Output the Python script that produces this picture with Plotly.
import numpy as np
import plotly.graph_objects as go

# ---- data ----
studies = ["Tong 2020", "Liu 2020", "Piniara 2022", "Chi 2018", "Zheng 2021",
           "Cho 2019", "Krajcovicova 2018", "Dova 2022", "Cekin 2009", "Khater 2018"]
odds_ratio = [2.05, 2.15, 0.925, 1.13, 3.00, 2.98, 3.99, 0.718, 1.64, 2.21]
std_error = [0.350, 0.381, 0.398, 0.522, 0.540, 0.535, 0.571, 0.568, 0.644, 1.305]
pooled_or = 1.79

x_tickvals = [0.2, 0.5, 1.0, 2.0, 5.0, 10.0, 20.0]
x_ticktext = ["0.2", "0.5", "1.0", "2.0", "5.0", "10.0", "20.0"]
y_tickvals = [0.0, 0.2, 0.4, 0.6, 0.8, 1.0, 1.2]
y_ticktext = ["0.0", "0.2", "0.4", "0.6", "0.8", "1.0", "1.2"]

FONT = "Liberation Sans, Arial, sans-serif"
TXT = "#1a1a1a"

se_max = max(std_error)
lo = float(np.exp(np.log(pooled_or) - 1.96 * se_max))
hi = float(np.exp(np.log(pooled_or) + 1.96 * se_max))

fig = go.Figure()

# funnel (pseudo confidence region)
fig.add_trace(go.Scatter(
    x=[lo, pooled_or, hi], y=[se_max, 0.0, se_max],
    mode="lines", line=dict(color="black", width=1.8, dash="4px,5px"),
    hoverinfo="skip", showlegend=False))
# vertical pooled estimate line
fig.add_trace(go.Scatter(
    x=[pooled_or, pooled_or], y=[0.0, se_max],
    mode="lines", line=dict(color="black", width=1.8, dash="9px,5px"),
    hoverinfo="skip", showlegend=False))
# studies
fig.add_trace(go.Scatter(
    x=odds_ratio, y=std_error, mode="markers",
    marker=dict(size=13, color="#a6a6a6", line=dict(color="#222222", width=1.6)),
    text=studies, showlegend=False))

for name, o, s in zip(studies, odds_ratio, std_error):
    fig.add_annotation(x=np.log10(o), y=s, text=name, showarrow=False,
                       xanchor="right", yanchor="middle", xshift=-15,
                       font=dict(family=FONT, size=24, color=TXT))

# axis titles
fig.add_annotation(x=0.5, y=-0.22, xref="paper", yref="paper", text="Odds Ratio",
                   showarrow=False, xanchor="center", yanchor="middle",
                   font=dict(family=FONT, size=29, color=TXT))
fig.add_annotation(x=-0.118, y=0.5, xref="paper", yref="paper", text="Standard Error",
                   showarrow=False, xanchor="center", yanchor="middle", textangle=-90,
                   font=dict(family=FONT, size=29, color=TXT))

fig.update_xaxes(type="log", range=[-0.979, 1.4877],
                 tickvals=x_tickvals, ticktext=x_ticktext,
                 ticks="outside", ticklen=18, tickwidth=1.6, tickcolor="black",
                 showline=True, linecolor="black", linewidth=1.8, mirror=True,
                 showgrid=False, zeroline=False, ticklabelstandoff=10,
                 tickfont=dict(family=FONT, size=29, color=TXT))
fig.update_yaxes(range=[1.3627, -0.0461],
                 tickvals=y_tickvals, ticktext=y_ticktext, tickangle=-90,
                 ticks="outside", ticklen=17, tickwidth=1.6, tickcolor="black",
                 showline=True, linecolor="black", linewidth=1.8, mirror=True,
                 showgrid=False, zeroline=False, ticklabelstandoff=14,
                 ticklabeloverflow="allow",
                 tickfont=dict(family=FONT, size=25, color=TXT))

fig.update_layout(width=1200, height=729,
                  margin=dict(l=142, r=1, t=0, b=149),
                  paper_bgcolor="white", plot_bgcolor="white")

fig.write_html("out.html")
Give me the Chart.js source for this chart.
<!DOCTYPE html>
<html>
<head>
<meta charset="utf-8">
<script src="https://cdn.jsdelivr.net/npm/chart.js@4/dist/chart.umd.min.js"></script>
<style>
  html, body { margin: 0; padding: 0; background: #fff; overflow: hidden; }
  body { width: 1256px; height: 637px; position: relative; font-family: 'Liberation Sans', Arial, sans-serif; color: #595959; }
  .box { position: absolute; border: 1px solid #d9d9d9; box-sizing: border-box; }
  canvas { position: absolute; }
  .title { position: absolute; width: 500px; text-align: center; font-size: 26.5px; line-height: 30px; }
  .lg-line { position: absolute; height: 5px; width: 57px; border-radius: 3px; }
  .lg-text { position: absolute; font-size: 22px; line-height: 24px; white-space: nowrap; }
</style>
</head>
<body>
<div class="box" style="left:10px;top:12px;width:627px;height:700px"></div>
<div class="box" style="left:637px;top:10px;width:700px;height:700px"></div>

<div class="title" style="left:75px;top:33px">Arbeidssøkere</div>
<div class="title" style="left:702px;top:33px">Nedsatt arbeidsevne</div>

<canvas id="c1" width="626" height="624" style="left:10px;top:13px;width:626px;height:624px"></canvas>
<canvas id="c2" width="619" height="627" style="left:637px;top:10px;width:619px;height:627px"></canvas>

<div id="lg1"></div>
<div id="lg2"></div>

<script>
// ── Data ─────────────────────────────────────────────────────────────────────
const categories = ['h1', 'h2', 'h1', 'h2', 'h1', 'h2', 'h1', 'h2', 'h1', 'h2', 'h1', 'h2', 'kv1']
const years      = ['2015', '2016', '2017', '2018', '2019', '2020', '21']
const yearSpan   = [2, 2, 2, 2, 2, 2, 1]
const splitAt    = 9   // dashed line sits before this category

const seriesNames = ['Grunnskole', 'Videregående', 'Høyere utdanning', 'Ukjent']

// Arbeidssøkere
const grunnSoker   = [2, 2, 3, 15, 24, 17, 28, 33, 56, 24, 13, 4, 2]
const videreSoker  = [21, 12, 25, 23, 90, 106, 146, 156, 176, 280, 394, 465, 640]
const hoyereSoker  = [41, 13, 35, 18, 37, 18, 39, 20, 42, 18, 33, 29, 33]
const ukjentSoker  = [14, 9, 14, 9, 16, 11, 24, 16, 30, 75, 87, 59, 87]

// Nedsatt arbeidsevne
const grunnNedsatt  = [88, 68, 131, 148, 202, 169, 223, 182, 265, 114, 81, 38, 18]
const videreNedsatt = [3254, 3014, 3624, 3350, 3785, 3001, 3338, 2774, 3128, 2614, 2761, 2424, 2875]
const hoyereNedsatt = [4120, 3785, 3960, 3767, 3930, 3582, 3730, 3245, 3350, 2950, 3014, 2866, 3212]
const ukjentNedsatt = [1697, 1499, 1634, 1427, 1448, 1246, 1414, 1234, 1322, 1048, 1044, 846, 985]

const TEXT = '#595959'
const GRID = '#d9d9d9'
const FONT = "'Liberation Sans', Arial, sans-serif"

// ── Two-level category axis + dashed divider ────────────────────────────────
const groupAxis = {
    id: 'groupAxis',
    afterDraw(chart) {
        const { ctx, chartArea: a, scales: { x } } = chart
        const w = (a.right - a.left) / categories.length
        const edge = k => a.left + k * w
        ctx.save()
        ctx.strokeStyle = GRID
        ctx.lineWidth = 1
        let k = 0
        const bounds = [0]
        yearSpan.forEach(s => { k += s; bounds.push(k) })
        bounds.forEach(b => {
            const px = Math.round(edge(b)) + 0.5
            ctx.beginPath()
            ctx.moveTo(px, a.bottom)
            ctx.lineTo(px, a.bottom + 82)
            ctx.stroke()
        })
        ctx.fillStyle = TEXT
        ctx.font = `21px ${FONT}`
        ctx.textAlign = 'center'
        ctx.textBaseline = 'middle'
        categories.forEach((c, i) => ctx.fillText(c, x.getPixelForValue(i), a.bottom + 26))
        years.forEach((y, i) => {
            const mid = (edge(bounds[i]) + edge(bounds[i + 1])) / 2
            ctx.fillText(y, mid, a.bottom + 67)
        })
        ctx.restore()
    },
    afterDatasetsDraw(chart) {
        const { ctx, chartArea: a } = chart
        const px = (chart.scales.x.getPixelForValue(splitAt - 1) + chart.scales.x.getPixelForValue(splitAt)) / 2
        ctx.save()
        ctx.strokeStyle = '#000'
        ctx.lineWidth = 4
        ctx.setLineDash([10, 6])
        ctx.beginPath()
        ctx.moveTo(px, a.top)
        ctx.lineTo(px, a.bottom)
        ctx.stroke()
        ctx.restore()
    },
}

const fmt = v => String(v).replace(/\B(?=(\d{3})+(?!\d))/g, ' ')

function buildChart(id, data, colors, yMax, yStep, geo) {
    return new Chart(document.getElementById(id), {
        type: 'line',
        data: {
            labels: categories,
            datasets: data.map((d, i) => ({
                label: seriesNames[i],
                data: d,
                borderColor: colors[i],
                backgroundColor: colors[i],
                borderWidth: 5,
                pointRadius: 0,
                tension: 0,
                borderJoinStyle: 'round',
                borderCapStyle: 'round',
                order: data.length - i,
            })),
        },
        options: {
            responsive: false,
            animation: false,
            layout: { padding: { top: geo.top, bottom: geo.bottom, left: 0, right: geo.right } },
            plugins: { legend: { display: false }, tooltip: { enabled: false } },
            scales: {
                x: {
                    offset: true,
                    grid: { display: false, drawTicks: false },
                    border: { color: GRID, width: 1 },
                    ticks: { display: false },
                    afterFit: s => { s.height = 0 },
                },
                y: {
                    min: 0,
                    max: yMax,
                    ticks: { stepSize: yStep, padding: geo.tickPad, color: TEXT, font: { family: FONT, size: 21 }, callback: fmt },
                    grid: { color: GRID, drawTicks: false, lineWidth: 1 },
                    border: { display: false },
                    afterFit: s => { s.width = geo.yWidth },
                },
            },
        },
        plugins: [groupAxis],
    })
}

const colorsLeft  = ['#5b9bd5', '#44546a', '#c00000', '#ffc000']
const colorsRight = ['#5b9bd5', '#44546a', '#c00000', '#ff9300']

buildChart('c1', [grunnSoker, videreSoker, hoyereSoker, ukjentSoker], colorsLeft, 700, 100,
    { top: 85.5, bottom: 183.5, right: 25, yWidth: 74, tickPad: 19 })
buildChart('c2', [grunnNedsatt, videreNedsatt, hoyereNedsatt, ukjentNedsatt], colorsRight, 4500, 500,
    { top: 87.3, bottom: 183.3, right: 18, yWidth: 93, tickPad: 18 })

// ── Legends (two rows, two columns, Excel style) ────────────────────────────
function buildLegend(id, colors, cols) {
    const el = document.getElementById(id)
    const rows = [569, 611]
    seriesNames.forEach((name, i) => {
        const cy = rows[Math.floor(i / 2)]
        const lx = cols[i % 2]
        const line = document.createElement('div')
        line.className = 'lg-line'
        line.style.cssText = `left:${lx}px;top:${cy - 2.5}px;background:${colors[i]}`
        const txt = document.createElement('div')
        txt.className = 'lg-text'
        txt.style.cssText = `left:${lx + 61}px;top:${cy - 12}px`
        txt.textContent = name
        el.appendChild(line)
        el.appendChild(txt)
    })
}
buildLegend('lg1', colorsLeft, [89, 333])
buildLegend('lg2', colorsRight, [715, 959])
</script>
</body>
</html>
---
» What is asked: Look through the entries above. Extract each line with the word "this".

» The answer:
Output the Python script that produces this picture with Plotly.
Give me the Chart.js source for this chart.
const splitAt    = 9   // dashed line sits before this category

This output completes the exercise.